Density Modeling of Images using a Generalized Normalization Transformation

TL;DR

This paper presents a parametric nonlinear transformation that Gaussianizes natural image data, enabling effective density modeling, noise removal, and unsupervised deep network optimization.

Contribution

It introduces a novel, differentiable transformation optimized for natural images, outperforming existing methods in Gaussianization and enabling new applications.

Findings

Significantly reduces mutual information between components.

Produces samples visually similar to natural image patches.

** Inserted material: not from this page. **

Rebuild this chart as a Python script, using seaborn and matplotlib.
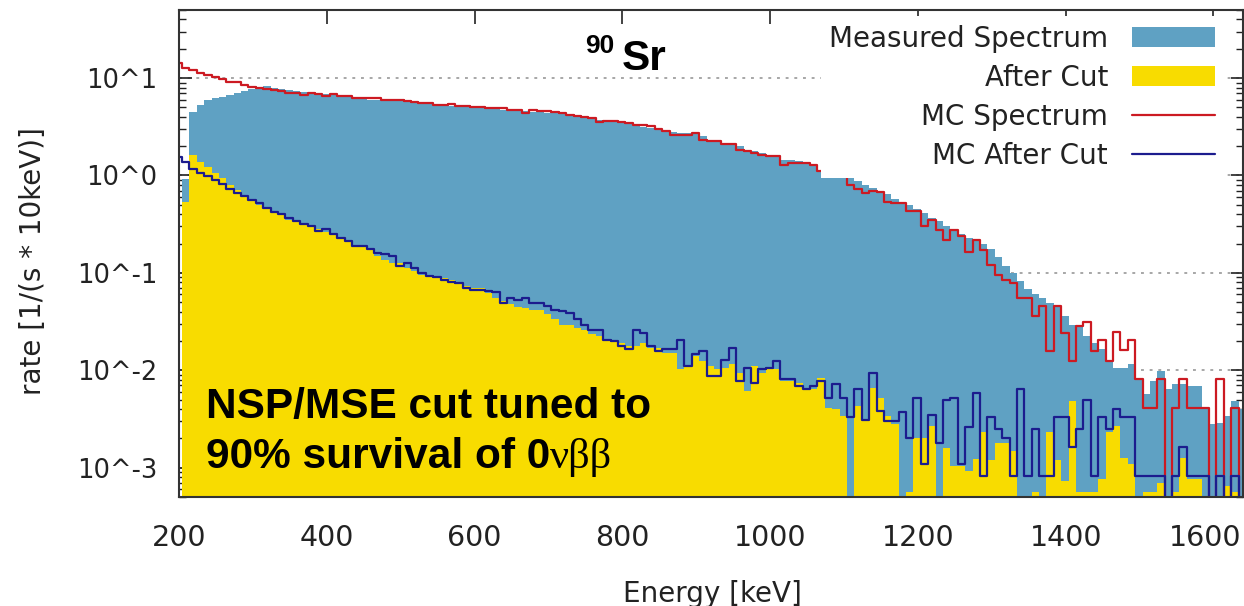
import numpy as np
import pandas as pd
import matplotlib
matplotlib.use("Agg")
import matplotlib.pyplot as plt
import matplotlib.transforms as mtrans
import seaborn as sns
from matplotlib.ticker import LogLocator, NullFormatter
from matplotlib.patches import Patch
from matplotlib.lines import Line2D

# ---------------- data (rate per 10 keV bin, bins start at 194 keV) ----------------
bin_start = 194
bin_width = 10

mc_spectrum = [
    14.4, 12.6, 12.1, 11.2, 10.8, 10.2, 9.7, 9.2, 9.2, 8.4,
    8.1, 7.9, 7.7, 7.5, 7.3, 7.0, 7.0, 6.7, 7.1, 6.85,
    6.6, 6.85, 6.5, 6.5, 6.2, 6.2, 6.2, 6.3, 6.0, 6.0,
    6.0, 5.75, 5.65, 5.55, 5.55, 5.3, 5.3, 5.45, 5.2, 5.2,
    5.1, 5.1, 4.9, 4.9, 4.9, 4.75, 4.75, 4.4, 4.75, 4.55,
    4.55, 4.5, 4.35, 4.2, 4.05, 4.0, 3.85, 3.5, 3.65, 3.6,
    3.55, 3.45, 3.3, 3.3, 3.2, 3.0, 2.85, 2.62, 2.62, 2.62,
    2.72, 2.33, 2.24, 2.24, 2.12, 2.12, 1.84, 1.77, 1.70, 1.63,
    1.57, 1.57, 1.29, 1.34, 1.34, 1.34, 1.29, 1.10, 1.02, 0.98,
    0.98, 0.805, 0.73, 0.66, 0.70, 0.67, 0.54, 0.52, 0.52, 0.435,
    0.435, 0.305, 0.35, 0.274, 0.219, 0.274, 0.241, 0.163, 0.219, 0.173,
    0.12, 0.096, 0.085, 0.079, 0.055, 0.055, 0.036, 0.0455, 0.0157, 0.0455,
    0.0243, 0.0124, 0.0284, 0.0312, 0.0157, 0.0204, 0.0124, 0.0246, 0.0161, 0.0204,
    0.0081, 0.0041, 0.0041, 0.0081, 0.0, 0.0041, 0.0081, 0.0041, 0.0041, 0.0041,
    0.0, 0.0081, 0.0, 0.0041, 0.0,
]

measured = [
    0.0, 0.92, 4.5, 5.3, 5.97, 6.2, 6.46, 6.7, 7.0, 7.3,
    7.7, 7.98, 8.2, 7.9, 7.75, 7.6, 7.3, 7.15, 7.0, 6.9,
    6.8, 6.7, 6.55, 6.4, 6.15, 6.05, 6.0, 6.0, 5.9, 5.8,
    5.8, 5.7, 5.6, 5.5, 5.4, 5.3, 5.3, 5.2, 5.1, 5.05,
    5.0, 4.95, 4.85, 4.8, 4.7, 4.65, 4.6, 4.55, 4.5, 4.45,
    4.4, 4.35, 4.25, 4.15, 4.05, 3.95, 3.85, 3.75, 3.65, 3.55,
    3.45, 3.35, 3.28, 3.18, 3.1, 3.0, 2.9, 2.8, 2.75, 2.72,
    2.68, 2.52, 2.33, 2.24, 2.15, 2.1, 1.99, 1.84, 1.77, 1.70,
    1.63, 1.57, 1.45, 1.45, 1.40, 1.34, 1.24, 1.15, 1.10, 1.06,
    1.0, 0.95, 0.87, 0.80, 0.75, 0.69, 0.64, 0.58, 0.54, 0.50,
    0.45, 0.41, 0.37, 0.34, 0.30, 0.27, 0.25, 0.23, 0.215, 0.196,
    0.175, 0.145, 0.118, 0.100, 0.082, 0.068, 0.060, 0.0555, 0.049, 0.0455,
    0.036, 0.0295, 0.0284, 0.0224, 0.0192, 0.0164, 0.0129, 0.0106, 0.0106, 0.0115,
    0.0081, 0.0057, 0.0078, 0.0098, 0.0064, 0.0072, 0.0072, 0.0069, 0.0069, 0.0040,
    0.0028, 0.0029, 0.0034, 0.0048, 0.0040,
]

after_cut = [
    0.0, 0.53, 1.63, 1.38, 1.22, 1.06, 0.94, 0.80, 0.71, 0.61,
    0.56, 0.50, 0.48, 0.43, 0.40, 0.35, 0.34, 0.325, 0.30, 0.28,
    0.26, 0.25, 0.228, 0.215, 0.188, 0.188, 0.18, 0.148, 0.137, 0.127,
    0.127, 0.112, 0.104, 0.096, 0.092, 0.092, 0.089, 0.085, 0.079, 0.073,
    0.070, 0.070, 0.062, 0.055, 0.051, 0.048, 0.045, 0.044, 0.042, 0.042,
    0.0374, 0.0333, 0.0295, 0.0295, 0.0273, 0.0262, 0.0233, 0.0224, 0.0207, 0.0200,
    0.0192, 0.0177, 0.0177, 0.0192, 0.0170, 0.0170, 0.0151, 0.0151, 0.0102, 0.0110,
    0.0140, 0.0125, 0.0110, 0.0102, 0.0106, 0.0115, 0.0094, 0.0061, 0.0110, 0.0094,
    0.0102, 0.0102, 0.0078, 0.0078, 0.0074, 0.0064, 0.0064, 0.0084, 0.0041, 0.0040,
    0.0034, 0.0, 0.0043, 0.0031, 0.0066, 0.0052, 0.0034, 0.0028, 0.0, 0.00056,
    0.0020, 0.0020, 0.0027, 0.0, 0.0016, 0.00104, 0.00104, 0.00093, 0.00124, 0.0023,
    0.0012, 0.0018, 0.0018, 0.0015, 0.0, 0.0, 0.00056, 0.0, 0.0023, 0.0012,
    0.00073, 0.0048, 0.00056, 0.00056, 0.00056, 0.00076, 0.0023, 0.0027, 0.00127, 0.0011,
    0.0, 0.00056, 0.00056, 0.0007, 0.0, 0.00056, 0.00127, 0.00076, 0.00076, 0.0,
    0.0, 0.0, 0.00065, 0.00056, 0.0,
]

mc_after_cut = [
    1.55, 1.36, 1.16, 1.07, 0.99, 0.90, 0.82, 0.73, 0.66, 0.61,
    0.56, 0.52, 0.46, 0.42, 0.40, 0.37, 0.34, 0.32, 0.305, 0.27,
    0.28, 0.25, 0.23, 0.21, 0.19, 0.188, 0.176, 0.160, 0.155, 0.148,
    0.117, 0.127, 0.112, 0.100, 0.092, 0.090, 0.085, 0.080, 0.079, 0.070,
    0.0675, 0.0675, 0.065, 0.063, 0.049, 0.055, 0.053, 0.0555, 0.049, 0.049,
    0.0455, 0.042, 0.0405, 0.0389, 0.0333, 0.0295, 0.0262, 0.0262, 0.0207, 0.0200,
    0.0177, 0.0164, 0.0262, 0.0243, 0.0177, 0.0157, 0.0164, 0.0164, 0.0207, 0.0110,
    0.0146, 0.0157, 0.0087, 0.0087, 0.0129, 0.0170, 0.0078, 0.0106, 0.0074, 0.0102,
    0.0106, 0.0124, 0.0081, 0.0081, 0.0069, 0.0064, 0.0069, 0.0078, 0.0052, 0.0072,
    0.0052, 0.0033, 0.0065, 0.0031, 0.0094, 0.0038, 0.0030, 0.0030, 0.0037, 0.0020,
    0.0052, 0.0011, 0.0035, 0.0018, 0.0050, 0.0052, 0.0011, 0.0026, 0.0059, 0.00082,
    0.0033, 0.0025, 0.0020, 0.00082, 0.0065, 0.00082, 0.0025, 0.00082, 0.00082, 0.0033,
    0.0033, 0.00164, 0.0025, 0.0049, 0.00082, 0.0033, 0.0025, 0.0040, 0.0033, 0.0033,
    0.00082, 0.00082, 0.00082, 0.00082, 0.0, 0.00082, 0.00164, 0.00082, 0.00082, 0.00082,
    0.0, 0.00082, 0.0, 0.00082, 0.0,
]

series_labels = ["Measured Spectrum", "After Cut", "MC Spectrum", "MC After Cut"]
x_ticks = [200, 400, 600, 800, 1000, 1200, 1400, 1600]
y_ticks = [1e-3, 1e-2, 1e-1, 1e0, 1e1]
y_tick_labels = ["10^-3", "10^-2", "10^-1", "10^0", "10^1"]

# ---------------- styling ----------------
C_MEAS = "#5fa1c3"
C_CUT = "#f8dc00"
C_MC = "#cc1a22"
C_MCCUT = "#1c1c8e"
C_TXT = "#222222"

sns.set_style("white")
plt.rcParams["font.family"] = ["DejaVu Sans"]

n = len(measured)
low = bin_start + bin_width * np.arange(n)
edges = [float(e) for e in np.append(low, low[-1] + bin_width)]
df = pd.DataFrame({
    "energy": low + bin_width / 2,
    "measured": measured,
    "after_cut": after_cut,
    "mc_spectrum": mc_spectrum,
    "mc_after_cut": mc_after_cut,
})

fig = plt.figure(figsize=(12.44, 6.06), dpi=100)
ax = fig.add_axes([179 / 1244, 109 / 606, 1064 / 1244, 487 / 606])

common = dict(data=df, x="energy", bins=edges, element="step", stat="count", ax=ax)
sns.histplot(weights="measured", fill=True, color=C_MEAS, alpha=1, linewidth=0, **common)
sns.histplot(weights="after_cut", fill=True, color=C_CUT, alpha=1, linewidth=0, **common)
sns.histplot(weights="mc_spectrum", fill=False, color=C_MC, linewidth=1.6, **common)
sns.histplot(weights="mc_after_cut", fill=False, color=C_MCCUT, linewidth=1.6, **common)

ax.set_yscale("log")
ax.set_xlim(200, 1640)
ax.set_ylim(5e-4, 50)

# dotted horizontal grid behind the data
for v in y_ticks:
    ax.axhline(v, color="#a0a0a0", linewidth=1.3, linestyle=(0, (1.6, 3.2)), zorder=0.5)

ax.set_xticks(x_ticks)
ax.set_xticklabels([str(t) for t in x_ticks])
ax.set_yticks(y_ticks)
ax.set_yticklabels(y_tick_labels)
ax.yaxis.set_minor_locator(LogLocator(base=10, subs=np.arange(2, 10)))
ax.yaxis.set_minor_formatter(NullFormatter())

ax.tick_params(axis="y", which="major", direction="in", left=True, right=True,
               length=9, width=1.2, labelsize=18.5, pad=15.8, colors=C_TXT,
               labelcolor=C_TXT)
ax.tick_params(axis="y", which="minor", direction="in", left=True, right=True,
               length=5, width=1.0, colors=C_TXT)
ax.tick_params(axis="x", which="major", direction="in", top=True, bottom=False,
               length=10, width=1.2, labelsize=20.5, pad=19.5, colors=C_TXT,
               labelcolor=C_TXT)

# keep the last x tick label inside the figure edge
last_tick = ax.xaxis.get_major_ticks()[-1]
last_tick.label1.set_transform(
    last_tick.label1.get_transform()
    + mtrans.ScaledTranslation(-0.08, 0, fig.dpi_scale_trans))

for s in ax.spines.values():
    s.set_color("#333333")
    s.set_linewidth(1.5)
    s.set_visible(True)

ax.set_xlabel("Energy [keV]", fontsize=20, color=C_TXT)
ax.set_ylabel("rate [1/(s * 10keV)]", fontsize=20, color=C_TXT)
ax.xaxis.set_label_coords(0.501, -0.170)
ax.yaxis.set_label_coords(-0.124, 0.485)

handles = [
    Patch(facecolor=C_MEAS, edgecolor="none"),
    Patch(facecolor=C_CUT, edgecolor="none"),
    Line2D([], [], color=C_MC, linewidth=1.6),
    Line2D([], [], color=C_MCCUT, linewidth=1.6),
]
leg = ax.legend(handles, series_labels, loc="upper right", bbox_to_anchor=(0.9815, 0.9873),
                markerfirst=False, fontsize=20, frameon=True, framealpha=1,
                edgecolor="none", facecolor="white", fancybox=False,
                handlelength=2.99, handleheight=0.72, handletextpad=0.86,
                labelspacing=0.40, borderpad=0.3, borderaxespad=0.0)
for t in leg.get_texts():
    t.set_color(C_TXT)

bold_font = ["Liberation Sans", "DejaVu Sans"]
ax.text(0.3816, 0.911, "90", transform=ax.transAxes, fontsize=19, fontweight="bold",
        family=bold_font, va="baseline", ha="left", color="black")
ax.text(0.416, 0.877, "Sr", transform=ax.transAxes, fontsize=30.5, fontweight="bold",
        family=bold_font, va="baseline", ha="left", color="black")
ax.text(0.0254, 0.1616, "NSP/MSE cut tuned to", transform=ax.transAxes, fontsize=30.5,
        fontweight="bold", family=bold_font, va="baseline", ha="left", color="black")
line2 = ax.text(0.0254, 0.0589, "90% survival of 0", transform=ax.transAxes,
                fontsize=30.5, fontweight="bold", family=bold_font, va="baseline",
                ha="left", color="black")
ax.annotate("\u03bd\u03b2\u03b2", xy=(1.0, 0.0), xycoords=line2, fontsize=30.5,
            family=["Liberation Serif", "DejaVu Serif"], va="bottom", ha="left",
            color="black", annotation_clip=False)

fig.savefig("out.png", dpi=100)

Enables noise removal and unsupervised deep network training.

Abstract

We introduce a parametric nonlinear transformation that is well-suited for Gaussianizing data from natural images. The data are linearly transformed, and each component is then normalized by a pooled activity measure, computed by exponentiating a weighted sum of rectified and exponentiated components and a constant. We optimize the parameters of the full transformation (linear transform, exponents, weights, constant) over a database of natural images, directly minimizing the negentropy of the responses. The optimized transformation substantially Gaussianizes the data, achieving a significantly smaller mutual information between transformed components than alternative methods including ICA and radial Gaussianization. The transformation is differentiable and can be efficiently inverted, and thus induces a density model on images. We show that samples of this model are visually similar to samples of natural image patches. We demonstrate the use of the model as a prior probability density that can be used to remove additive noise. Finally, we show that the transformation can be cascaded, with each layer optimized using the same Gaussianization objective, thus offering an unsupervised method of optimizing a deep network architecture.